─── DATASET EXTRACT ───

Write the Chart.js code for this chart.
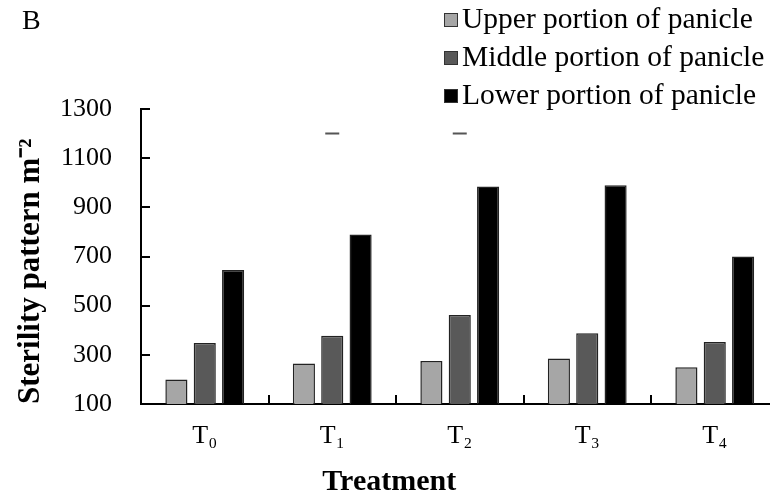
<!DOCTYPE html>
<html>
<head>
<meta charset="utf-8">
<script src="https://cdn.jsdelivr.net/npm/chart.js@4/dist/chart.umd.min.js"></script>
<style>
    html, body { margin:0; padding:0; overflow:hidden; background:#fff; }
    #wrap { position:relative; width:770px; height:497px; overflow:hidden; }
    #panel { position:absolute; left:22px; top:4px; font:28px "Liberation Serif", serif; color:#000; }
    #legend { position:absolute; left:444px; top:0px; font:29.5px "Liberation Serif", serif; color:#000; }
    #legend .row { display:flex; align-items:center; height:37.7px; white-space:nowrap; }
    #legend .box { width:14px; height:14px; border:1px solid #333; margin-right:4px; margin-top:3px; box-sizing:border-box; }
</style>
</head>
<body>
<div id="wrap">
    <canvas id="chart" width="792" height="497"></canvas>
    <div id="panel">B</div>
    <div id="legend"></div>
</div>
<script>
const categories = ["T\u2080", "T\u2081", "T\u2082", "T\u2083", "T\u2084"]
const seriesNames = ["Upper portion of panicle", "Middle portion of panicle", "Lower portion of panicle"]
const upper = [200, 265, 275, 285, 250]
const middle = [348, 378, 462, 388, 352]
const lower = [645, 790, 985, 990, 700]
// little caps drawn above T1 and T2
const capMarks = [null, 1200, 1200, null, null]
const yMin = 100, yMax = 1300, yStep = 200

const serif = "'Liberation Serif', 'Times New Roman', serif"
const colors = ["#a6a6a6", "#595959", "#000000"]

function barSet(i, values){
    return {
        label: seriesNames[i], data: values,
        backgroundColor: colors[i], borderColor: "#222", borderWidth: 1.5,
        categoryPercentage: 0.667, barPercentage: 0.78
    }
}

const chart = new Chart(document.getElementById("chart"), {
    type: 'bar',
    data: {
        labels: categories,
        datasets: [
            barSet(0, upper), barSet(1, middle), barSet(2, lower),
            { type:'line', label:'cap', data:capMarks, showLine:false, pointStyle:'line',
              pointRadius:7, pointHoverRadius:7, borderColor:'#555', borderWidth:2 }
        ]
    },
    options: {
        responsive:false, animation:false,
        layout:{ padding:{ top:109, right:13.5, left:0, bottom:0 } },
        plugins:{
            legend:{ display:false },
            tooltip:{ enabled:false },
            title:{ display:true, position:'bottom', text:'Treatment', color:'#000',
                font:{ family:serif, size:30, weight:'bold', lineHeight:1 }, padding:{ top:2, bottom:0 } }
        },
        scales:{
            x:{
                grid:{ drawOnChartArea:false, tickLength:-9, color:'#000', lineWidth:2, offset:true },
                border:{ color:'#000', width:2 },
                ticks:{ color:'#000', font:{ family:serif, size:26 }, padding:26 },
                afterFit(s){ s.height = 61 }
            },
            y:{
                min:yMin, max:yMax,
                grid:{ drawOnChartArea:false, tickLength:-9, color:'#000', lineWidth:2 },
                border:{ color:'#000', width:2 },
                ticks:{ stepSize:yStep, color:'#000', font:{ family:serif, size:26 }, padding:38,
                    callback: v => String(v) },
                title:{ display:true, text:'Sterility pattern m\u207B\u00B2', align:'start', color:'#000',
                    font:{ family:serif, size:31, weight:'bold', lineHeight:1 }, padding:{ top:15, bottom:-6 } },
                afterFit(s){ s.width = 141 }
            }
        }
    }
})

// html legend built from the bar datasets
const legendEl = document.getElementById("legend")
chart.data.datasets.slice(0, 3).forEach(ds => {
    const row = document.createElement("div")
    row.className = "row"
    const box = document.createElement("span")
    box.className = "box"
    box.style.background = ds.backgroundColor
    const txt = document.createElement("span")
    txt.textContent = ds.label
    row.appendChild(box)
    row.appendChild(txt)
    legendEl.appendChild(row)
})
</script>
</body>
</html>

───

_WRITTEN INSTRUCTION_: All of the data above should be quoted exactly, except for the pictures.

_PROBLEM SOLUTION_:
Write the Chart.js code for this chart.
<!DOCTYPE html>
<html>
<head>
<meta charset="utf-8">
<script src="https://cdn.jsdelivr.net/npm/chart.js@4/dist/chart.umd.min.js"></script>
<style>
    html, body { margin:0; padding:0; overflow:hidden; background:#fff; }
    #wrap { position:relative; width:770px; height:497px; overflow:hidden; }
    #panel { position:absolute; left:22px; top:4px; font:28px "Liberation Serif", serif; color:#000; }
    #legend { position:absolute; left:444px; top:0px; font:29.5px "Liberation Serif", serif; color:#000; }
    #legend .row { display:flex; align-items:center; height:37.7px; white-space:nowrap; }
    #legend .box { width:14px; height:14px; border:1px solid #333; margin-right:4px; margin-top:3px; box-sizing:border-box; }
</style>
</head>
<body>
<div id="wrap">
    <canvas id="chart" width="792" height="497"></canvas>
    <div id="panel">B</div>
    <div id="legend"></div>
</div>
<script>
const categories = ["T\u2080", "T\u2081", "T\u2082", "T\u2083", "T\u2084"]
const seriesNames = ["Upper portion of panicle", "Middle portion of panicle", "Lower portion of panicle"]
const upper = [200, 265, 275, 285, 250]
const middle = [348, 378, 462, 388, 352]
const lower = [645, 790, 985, 990, 700]
// little caps drawn above T1 and T2
const capMarks = [null, 1200, 1200, null, null]
const yMin = 100, yMax = 1300, yStep = 200

const serif = "'Liberation Serif', 'Times New Roman', serif"
const colors = ["#a6a6a6", "#595959", "#000000"]

function barSet(i, values){
    return {
        label: seriesNames[i], data: values,
        backgroundColor: colors[i], borderColor: "#222", borderWidth: 1.5,
        categoryPercentage: 0.667, barPercentage: 0.78
    }
}

const chart = new Chart(document.getElementById("chart"), {
    type: 'bar',
    data: {
        labels: categories,
        datasets: [
            barSet(0, upper), barSet(1, middle), barSet(2, lower),
            { type:'line', label:'cap', data:capMarks, showLine:false, pointStyle:'line',
              pointRadius:7, pointHoverRadius:7, borderColor:'#555', borderWidth:2 }
        ]
    },
    options: {
        responsive:false, animation:false,
        layout:{ padding:{ top:109, right:13.5, left:0, bottom:0 } },
        plugins:{
            legend:{ display:false },
            tooltip:{ enabled:false },
            title:{ display:true, position:'bottom', text:'Treatment', color:'#000',
                font:{ family:serif, size:30, weight:'bold', lineHeight:1 }, padding:{ top:2, bottom:0 } }
        },
        scales:{
            x:{
                grid:{ drawOnChartArea:false, tickLength:-9, color:'#000', lineWidth:2, offset:true },
                border:{ color:'#000', width:2 },
                ticks:{ color:'#000', font:{ family:serif, size:26 }, padding:26 },
                afterFit(s){ s.height = 61 }
            },
            y:{
                min:yMin, max:yMax,
                grid:{ drawOnChartArea:false, tickLength:-9, color:'#000', lineWidth:2 },
                border:{ color:'#000', width:2 },
                ticks:{ stepSize:yStep, color:'#000', font:{ family:serif, size:26 }, padding:38,
                    callback: v => String(v) },
                title:{ display:true, text:'Sterility pattern m\u207B\u00B2', align:'start', color:'#000',
                    font:{ family:serif, size:31, weight:'bold', lineHeight:1 }, padding:{ top:15, bottom:-6 } },
                afterFit(s){ s.width = 141 }
            }
        }
    }
})

// html legend built from the bar datasets
const legendEl = document.getElementById("legend")
chart.data.datasets.slice(0, 3).forEach(ds => {
    const row = document.createElement("div")
    row.className = "row"
    const box = document.createElement("span")
    box.className = "box"
    box.style.background = ds.backgroundColor
    const txt = document.createElement("span")
    txt.textContent = ds.label
    row.appendChild(box)
    row.appendChild(txt)
    legendEl.appendChild(row)
})
</script>
</body>
</html>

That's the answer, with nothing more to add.